Again we were blessed with wonderful Couch Surfing Hosts, Iskren, Julia & little Bobi made our stay in Bulgaria a highlight of our trip to the Balkans. After Iskren's phone assistance getting us to their closest Metro station from where he was kind enough to collect us, we were made to feel very welcome.
Iskren, Julia & little Bobi (almost 3), with us in case you have forgotten what we look like! |
After a good night's sleep we made our way into the city via the Metro, found the tourist information & picked up a city map, very handy indeed. It was almost lunch time so we rang Julia, she had suggested that she may be able to get away from work for a bit if we wanted to have lunch together.
The High Court, bang in the middle of Sofia & just across the road from Julia's office, how handy is that? |
What a great lunchtime we shared with her, she gave us a short guided tour of the city centre, the roman ruins, the thousand year old church almost buried in the construction zone for the new metro station, we fluked seeing the changing of the guards at the President's Palace & then we enjoyed a beautiful traditional Bulgarian lunch at the cutest little restaurant nestled among the city highrise.
Look at that lovely leg lift, toes pointed, knees straight...perfect! |
We spent the rest of the afternoon visiting the 'must see' sights & Grant walked to the fire station while I did a bit of window shopping.
Gorgeous little church which has over the years had the city rise around it, now they are detouring the subway round it |
Iskren & Julia invited us to join them on a mountain hike, the last of the season, as winter was fast approaching. They are part of a small group who walk regularly in the mountains & stay overnight in one of the many mountain huts, before hiking back on Sunday. This particular hike began at a historic village about two hours drive from the city, so we met the others & enjoyed brunch at a traditional restaurant in the township before starting the walk. Iskren & Julia gave us a quick tour of the most important sights in the township while the rest of the group finished up their brunch & then off we went.
A very traditional style home from the 'old Bulgaria' now one of three museums in the town, wonderful paint job! |
It was about 20 kilometres to the mountain huts, all of it uphill, although I must say it was only steep in a couple of small areas the rest of it was a steady rise. Boy were my sticks handy!! The group leader Alexander knew the way & made regular stops at spots with great views or water, allowing us (well, me in particular) the rest up, we shared snackfoods & chatted while looking at the amazing scenery with the first snow of the season visible on the higher peaks, watching the mountain horses, drinking the water from the 'Rebels Well'.
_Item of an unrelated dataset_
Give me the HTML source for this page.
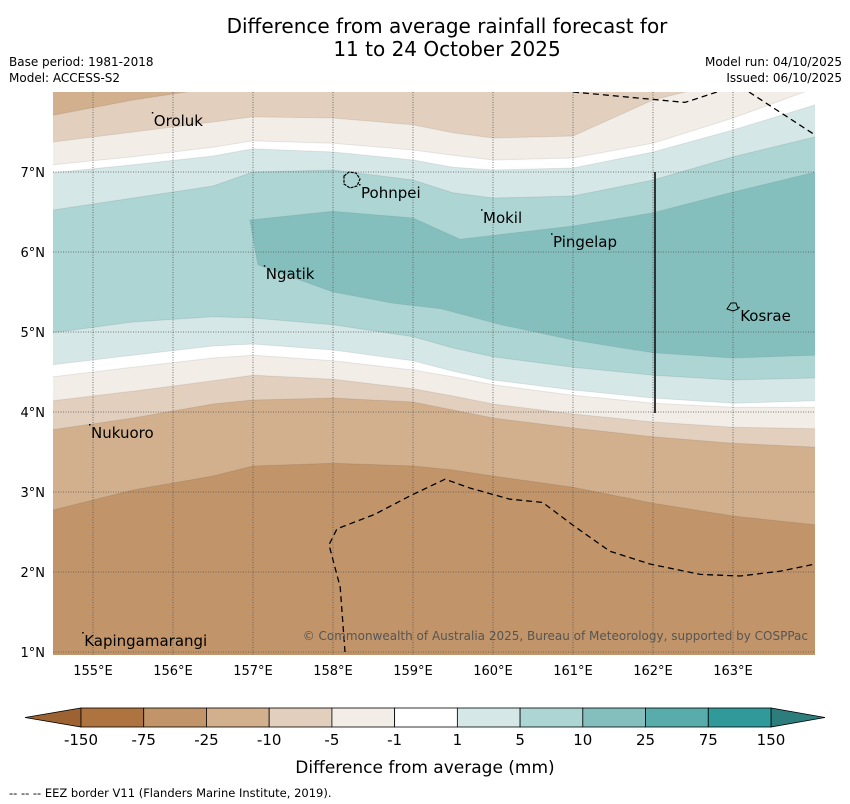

Afternoon Smoko! A chance to rest, take in the glorious mountain air & appreciate the beauty |
Iskren filling his water bottle, at the Rebel's Waterhole, best water we have ever tasted |
The huts are a hang over from the communist days and used to be holiday areas for the workers & their families, some near the seaside, some in the mountains. The mountain ones are a day's walk apart but can also be accessed by road & consisted of a large house with dormitories upstairs & a restaurant or communal kitchen downstairs as well as about 12-15 separate bungalows spread over the area. They were not plush by any means, very basic facilities with one shared toilet block (one male & one female squat toilet each) & a concrete trough with cold running water (that was the bathing facilities in case you hadn't guessed already). Needless to say brushing teeth & washing our face & hands in the sub-zero temperatures was as close to a wash as we came.
Dawn, frost not snow unfortunately, that is our hut on the left |
Now, apparently everyone is supposed to bring along a small bottle of their home made Rakia, Grant sampled some of each of them, boy they had a kick like a mule & tasted like strong vodka, he was more than a little seedy the next day but a few panadol made some difference. We got up, after a bad night on those horrendous soft-in-the-middle camp beds, to find the countryside white, unfortunately it wasn't snow just a heavy frost but it looked lovely anyway.
How many of these should I have? My tongue is numb! |
Bit of breakfast & we hit the road for the downhill trip at about 9.30. The downhill proved to be a challenge for me in particular, I struggled with the long distance on consecutive days, the lack of sleep & the shinsplint type pain in my feet from my inadequate shoes. Alex took a couple of shortcuts through the forest to shorten the return journey a bit & we managed to get back to town about 2pm just in time for a late lunch & the long drive home.
Now that is a scenic spot! The perfect place to share a chocolate & eat sunflower seeds wouldn't you say? |
It was a late night as we sat around chatting with Julia & Iskren (who had lived in Adelaide for 3 months, with a thought of emigrating unfortunately Julia's legal qualifications aren't transferrable so they decided to make their home in Sofia instead, Australia's loss I think) but eventually we all just had to go to bed, work for them the next day & a flight for us. We said our goodbyes over coffee the next morning & headed to the airport, easy just walk to the metro, then train to the city, then bus to airport....no worries!